__Exercise input__.
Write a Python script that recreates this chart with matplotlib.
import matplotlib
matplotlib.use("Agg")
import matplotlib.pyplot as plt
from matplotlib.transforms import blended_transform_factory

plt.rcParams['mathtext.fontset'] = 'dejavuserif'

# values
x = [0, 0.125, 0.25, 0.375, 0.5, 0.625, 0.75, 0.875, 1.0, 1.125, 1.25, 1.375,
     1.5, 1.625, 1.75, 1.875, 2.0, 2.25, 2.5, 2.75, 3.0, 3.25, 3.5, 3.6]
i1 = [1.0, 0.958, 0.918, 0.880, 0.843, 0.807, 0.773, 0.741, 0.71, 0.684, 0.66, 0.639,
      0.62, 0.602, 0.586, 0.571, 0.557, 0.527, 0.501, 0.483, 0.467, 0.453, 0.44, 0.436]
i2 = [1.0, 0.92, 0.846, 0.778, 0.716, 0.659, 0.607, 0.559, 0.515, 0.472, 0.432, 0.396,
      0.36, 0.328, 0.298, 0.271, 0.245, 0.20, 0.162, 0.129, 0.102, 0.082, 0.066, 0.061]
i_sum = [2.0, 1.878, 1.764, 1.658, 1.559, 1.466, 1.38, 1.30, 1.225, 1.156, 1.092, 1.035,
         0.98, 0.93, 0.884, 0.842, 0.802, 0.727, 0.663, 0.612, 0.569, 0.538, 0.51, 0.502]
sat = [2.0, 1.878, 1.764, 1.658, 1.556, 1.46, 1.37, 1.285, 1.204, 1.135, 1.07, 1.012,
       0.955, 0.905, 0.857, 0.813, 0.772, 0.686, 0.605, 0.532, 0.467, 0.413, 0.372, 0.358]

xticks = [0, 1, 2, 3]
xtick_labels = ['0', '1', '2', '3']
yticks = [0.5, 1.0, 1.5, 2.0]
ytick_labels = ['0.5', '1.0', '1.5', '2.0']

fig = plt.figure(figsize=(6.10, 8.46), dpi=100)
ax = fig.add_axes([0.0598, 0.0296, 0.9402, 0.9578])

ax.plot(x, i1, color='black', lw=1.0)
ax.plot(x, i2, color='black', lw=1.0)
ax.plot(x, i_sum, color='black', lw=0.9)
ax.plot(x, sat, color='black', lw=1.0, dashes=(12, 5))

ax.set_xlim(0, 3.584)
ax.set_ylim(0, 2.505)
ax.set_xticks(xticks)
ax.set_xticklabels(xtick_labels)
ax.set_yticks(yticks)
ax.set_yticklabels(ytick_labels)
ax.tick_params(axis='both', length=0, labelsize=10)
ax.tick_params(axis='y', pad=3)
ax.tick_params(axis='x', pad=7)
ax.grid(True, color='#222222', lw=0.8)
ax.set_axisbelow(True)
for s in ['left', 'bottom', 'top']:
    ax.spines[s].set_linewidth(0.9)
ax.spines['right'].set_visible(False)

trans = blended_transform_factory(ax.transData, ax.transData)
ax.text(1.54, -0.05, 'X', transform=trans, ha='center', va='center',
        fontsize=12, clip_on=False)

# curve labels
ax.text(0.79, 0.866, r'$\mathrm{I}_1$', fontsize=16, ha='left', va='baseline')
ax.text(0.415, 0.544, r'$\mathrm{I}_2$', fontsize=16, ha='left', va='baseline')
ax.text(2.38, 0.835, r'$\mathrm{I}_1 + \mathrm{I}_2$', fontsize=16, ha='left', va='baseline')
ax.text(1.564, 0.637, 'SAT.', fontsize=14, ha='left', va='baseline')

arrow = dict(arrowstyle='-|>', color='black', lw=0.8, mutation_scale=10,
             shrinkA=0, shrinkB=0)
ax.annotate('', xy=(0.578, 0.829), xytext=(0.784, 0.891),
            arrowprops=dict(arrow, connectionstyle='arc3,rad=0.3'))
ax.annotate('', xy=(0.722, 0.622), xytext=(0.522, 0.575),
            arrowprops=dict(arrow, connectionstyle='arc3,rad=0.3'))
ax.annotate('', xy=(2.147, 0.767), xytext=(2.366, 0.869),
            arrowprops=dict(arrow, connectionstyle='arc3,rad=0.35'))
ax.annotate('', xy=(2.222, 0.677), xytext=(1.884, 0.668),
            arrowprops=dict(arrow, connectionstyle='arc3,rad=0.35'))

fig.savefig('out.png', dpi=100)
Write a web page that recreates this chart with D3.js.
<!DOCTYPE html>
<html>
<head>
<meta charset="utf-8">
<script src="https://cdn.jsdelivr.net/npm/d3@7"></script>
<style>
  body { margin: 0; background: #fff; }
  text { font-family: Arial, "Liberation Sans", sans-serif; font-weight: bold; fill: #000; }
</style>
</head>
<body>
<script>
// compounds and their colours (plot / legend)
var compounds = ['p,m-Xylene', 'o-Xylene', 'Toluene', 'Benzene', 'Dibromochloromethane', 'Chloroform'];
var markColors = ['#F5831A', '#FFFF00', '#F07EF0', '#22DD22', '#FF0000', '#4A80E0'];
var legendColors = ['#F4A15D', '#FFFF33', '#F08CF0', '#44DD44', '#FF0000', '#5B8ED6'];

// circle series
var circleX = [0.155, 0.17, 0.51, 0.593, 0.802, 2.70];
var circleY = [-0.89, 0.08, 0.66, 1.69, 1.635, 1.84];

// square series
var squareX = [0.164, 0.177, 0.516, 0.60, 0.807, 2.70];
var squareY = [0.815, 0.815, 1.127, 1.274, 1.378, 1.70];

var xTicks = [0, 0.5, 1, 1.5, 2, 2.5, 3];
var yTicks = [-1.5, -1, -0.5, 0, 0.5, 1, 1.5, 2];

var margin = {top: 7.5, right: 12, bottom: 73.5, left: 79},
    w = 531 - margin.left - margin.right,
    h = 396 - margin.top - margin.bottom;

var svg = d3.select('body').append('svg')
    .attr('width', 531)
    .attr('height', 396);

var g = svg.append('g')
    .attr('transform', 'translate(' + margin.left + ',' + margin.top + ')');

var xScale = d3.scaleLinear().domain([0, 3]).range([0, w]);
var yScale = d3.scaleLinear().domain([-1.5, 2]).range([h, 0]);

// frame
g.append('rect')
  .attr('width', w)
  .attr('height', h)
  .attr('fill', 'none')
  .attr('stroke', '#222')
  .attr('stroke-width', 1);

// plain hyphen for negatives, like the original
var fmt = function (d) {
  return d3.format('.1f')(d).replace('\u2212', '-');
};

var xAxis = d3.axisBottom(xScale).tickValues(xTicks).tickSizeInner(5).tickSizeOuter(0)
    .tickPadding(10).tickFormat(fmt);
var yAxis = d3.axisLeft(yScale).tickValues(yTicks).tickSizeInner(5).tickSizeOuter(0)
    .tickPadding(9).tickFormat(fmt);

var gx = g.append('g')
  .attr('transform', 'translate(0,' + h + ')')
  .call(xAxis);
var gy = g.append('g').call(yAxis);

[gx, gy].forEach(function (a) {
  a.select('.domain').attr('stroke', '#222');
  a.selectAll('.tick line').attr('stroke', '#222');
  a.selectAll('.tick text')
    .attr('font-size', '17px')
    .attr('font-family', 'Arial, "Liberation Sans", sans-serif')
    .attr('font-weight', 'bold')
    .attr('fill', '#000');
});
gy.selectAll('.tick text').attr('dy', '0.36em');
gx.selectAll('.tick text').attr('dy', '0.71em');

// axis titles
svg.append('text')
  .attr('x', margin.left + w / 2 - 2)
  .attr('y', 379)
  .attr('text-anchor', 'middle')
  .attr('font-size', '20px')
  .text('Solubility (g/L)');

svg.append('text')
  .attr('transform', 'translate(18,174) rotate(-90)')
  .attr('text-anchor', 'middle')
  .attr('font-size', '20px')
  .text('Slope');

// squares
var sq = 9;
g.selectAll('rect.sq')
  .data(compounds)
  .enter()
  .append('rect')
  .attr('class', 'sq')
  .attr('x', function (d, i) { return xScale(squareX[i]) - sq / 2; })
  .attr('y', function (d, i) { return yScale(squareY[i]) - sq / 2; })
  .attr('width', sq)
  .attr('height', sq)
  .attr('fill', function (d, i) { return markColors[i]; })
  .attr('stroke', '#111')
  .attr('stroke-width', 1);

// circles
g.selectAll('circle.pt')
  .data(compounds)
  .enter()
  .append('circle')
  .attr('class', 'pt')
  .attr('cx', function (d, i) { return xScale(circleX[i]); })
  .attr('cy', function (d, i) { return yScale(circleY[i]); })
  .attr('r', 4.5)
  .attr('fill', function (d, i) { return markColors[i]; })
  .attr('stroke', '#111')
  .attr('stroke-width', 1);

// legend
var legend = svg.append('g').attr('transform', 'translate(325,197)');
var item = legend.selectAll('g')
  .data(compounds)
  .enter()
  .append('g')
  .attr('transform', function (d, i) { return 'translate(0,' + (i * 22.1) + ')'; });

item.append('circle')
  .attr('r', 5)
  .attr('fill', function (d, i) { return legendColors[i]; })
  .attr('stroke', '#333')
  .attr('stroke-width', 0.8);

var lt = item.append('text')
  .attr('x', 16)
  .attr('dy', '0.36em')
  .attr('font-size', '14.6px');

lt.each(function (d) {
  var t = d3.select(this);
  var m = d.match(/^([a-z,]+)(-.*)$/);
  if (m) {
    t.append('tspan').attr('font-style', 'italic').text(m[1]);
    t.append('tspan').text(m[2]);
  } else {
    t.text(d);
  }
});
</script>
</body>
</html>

__Written instruction__.
Extract the first line above and each line after it up to and including the one with "plt.rcParams['mathtext.fontset'] = 'dejavuserif'", please, exactly and with nothing else.

__Exercise response__.
Write a Python script that recreates this chart with matplotlib.
import matplotlib
matplotlib.use("Agg")
import matplotlib.pyplot as plt
from matplotlib.transforms import blended_transform_factory

plt.rcParams['mathtext.fontset'] = 'dejavuserif'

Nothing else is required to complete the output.